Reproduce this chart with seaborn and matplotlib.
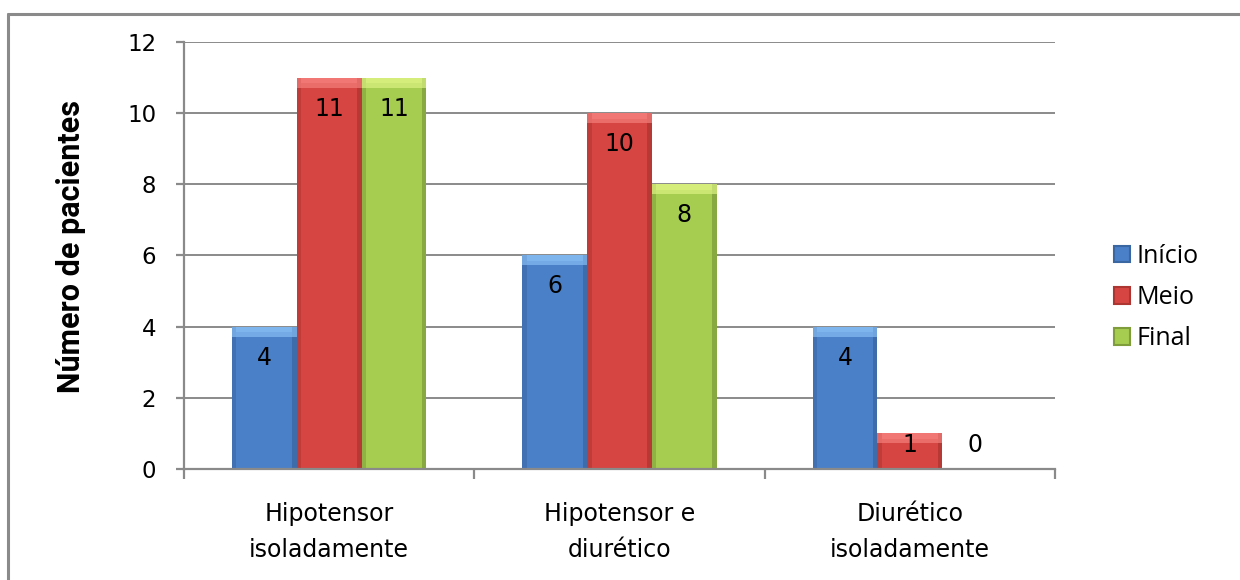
import matplotlib
matplotlib.use("Agg")
import matplotlib.pyplot as plt
from matplotlib.patches import Rectangle
from matplotlib.lines import Line2D
import seaborn as sns
import pandas as pd
import numpy as np

# Data
categories = ["Hipotensor\nisoladamente", "Hipotensor e\ndiurético", "Diurético\nisoladamente"]
series = ["Início", "Meio", "Final"]
inicio = [4, 6, 4]
meio = [11, 10, 1]
final = [11, 8, 0]
y_ticks = [0, 2, 4, 6, 8, 10, 12]

base_colors = {"Início": "#4a80c8", "Meio": "#d64542", "Final": "#a6cd50"}
light_colors = {"Início": "#86bdf2", "Meio": "#f57f7c", "Final": "#dcf282"}
dark_colors = {"Início": "#3a66a2", "Meio": "#ad3532", "Final": "#7f9d3b"}

df = pd.DataFrame({
    "categoria": np.repeat(categories, 3),
    "serie": series * 3,
    "valor": [v for trio in zip(inicio, meio, final) for v in trio],
})

sns.set_theme(style="white")
plt.rcParams["font.family"] = ["DejaVu Sans"]
plt.rcParams["text.color"] = "black"
plt.rcParams["xtick.color"] = "black"
plt.rcParams["ytick.color"] = "black"
plt.rcParams["axes.labelcolor"] = "black"

fig = plt.figure(figsize=(12.4, 5.8), dpi=100)
ax = fig.add_axes([0.1484, 0.1914, 0.7024, 0.7362])

sns.barplot(data=df, x="categoria", y="valor", hue="serie", order=categories,
            hue_order=series, palette=base_colors, width=0.67, saturation=1,
            edgecolor="none", linewidth=0, ax=ax, legend=False)

ax.set_ylim(0, 12)
ax.set_xlim(-0.5, 2.5)
ax.set_yticks(y_ticks)
ax.yaxis.grid(True, color="#8a8a8a", linewidth=1.4)
ax.set_axisbelow(True)

# Bevel effect and value labels on every bar
values_by_series = {"Início": inicio, "Meio": meio, "Final": final}
for s, container in zip(series, ax.containers):
    for patch, v in zip(container.patches, values_by_series[s]):
        x0, w, h = patch.get_x(), patch.get_width(), patch.get_height()
        if h > 0:
            side = w * 0.07
            cap = min(0.28, h * 0.3)
            ax.add_patch(Rectangle((x0, 0), side, h, color=dark_colors[s], alpha=0.55, lw=0, zorder=2.1))
            ax.add_patch(Rectangle((x0 + w - side, 0), side, h, color=dark_colors[s], alpha=0.75, lw=0, zorder=2.1))
            ax.add_patch(Rectangle((x0, h - cap), w, cap, color=light_colors[s], alpha=0.7, lw=0, zorder=2.2))
            ax.add_patch(Rectangle((x0 + side, h - cap * 0.55), w - 2 * side, cap * 0.55,
                                   color=light_colors[s], alpha=0.6, lw=0, zorder=2.3))
        ax.text(x0 + w / 2, max(v - 0.87, 0.68), f"{v}", ha="center", va="center",
                fontsize=17, color="black", zorder=5)

# Axes styling
for side_name in ["top", "right"]:
    ax.spines[side_name].set_visible(False)
for side_name in ["left", "bottom"]:
    ax.spines[side_name].set_color("#8a8a8a")
    ax.spines[side_name].set_linewidth(1.6)

ax.tick_params(axis="y", which="major", length=6, width=1.6, color="#8a8a8a",
               labelsize=16.5, pad=14, left=True, labelcolor="black")
ax.set_xticks(range(len(categories)))
ax.set_xticklabels(categories, fontsize=17, linespacing=1.6)
ax.set_xticks([-0.5, 0.5, 1.5, 2.5], minor=True)
ax.tick_params(axis="x", which="major", length=0, pad=24, labelcolor="black")
ax.tick_params(axis="x", which="minor", length=7, width=1.6, color="#8a8a8a", bottom=True)
ax.set_xlabel("")
ax.set_ylabel("Número de pacientes", fontsize=22, fontweight="bold",
              family=["Roboto", "DejaVu Sans"], color="black")
ax.yaxis.set_label_coords(-0.113, 0.52)

# Legend
handles = [Rectangle((0, 0), 1, 1, facecolor=base_colors[s], edgecolor=dark_colors[s], lw=1.5)
           for s in series]
leg = fig.legend(handles, series, loc="center left", bbox_to_anchor=(0.88, 0.487),
                 frameon=False, handlelength=0.66, handleheight=0.66,
                 handletextpad=0.25, labelspacing=0.65,
                 prop={"family": ["Open Sans", "DejaVu Sans"], "size": 18})
for t in leg.get_texts():
    t.set_color("black")

# Outer chart border
fig.add_artist(Line2D([8 / 1240, 8 / 1240], [1 - 14 / 580, 0], color="#8a8a8a", lw=2.2,
                      transform=fig.transFigure))
fig.add_artist(Line2D([8 / 1240, 1], [1 - 14 / 580, 1 - 14 / 580], color="#8a8a8a", lw=2.2,
                      transform=fig.transFigure))

fig.savefig("out.png", dpi=100)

========

▸ **Aim**:
Return exactly what appears from the opening line of the material through the line with "y_ticks = [0, 2, 4, 6, 8, 10, 12]", apart from the pictures.

▸ **Output for this exercise**:
Reproduce this chart with seaborn and matplotlib.
import matplotlib
matplotlib.use("Agg")
import matplotlib.pyplot as plt
from matplotlib.patches import Rectangle
from matplotlib.lines import Line2D
import seaborn as sns
import pandas as pd
import numpy as np

# Data
categories = ["Hipotensor\nisoladamente", "Hipotensor e\ndiurético", "Diurético\nisoladamente"]
series = ["Início", "Meio", "Final"]
inicio = [4, 6, 4]
meio = [11, 10, 1]
final = [11, 8, 0]
y_ticks = [0, 2, 4, 6, 8, 10, 12]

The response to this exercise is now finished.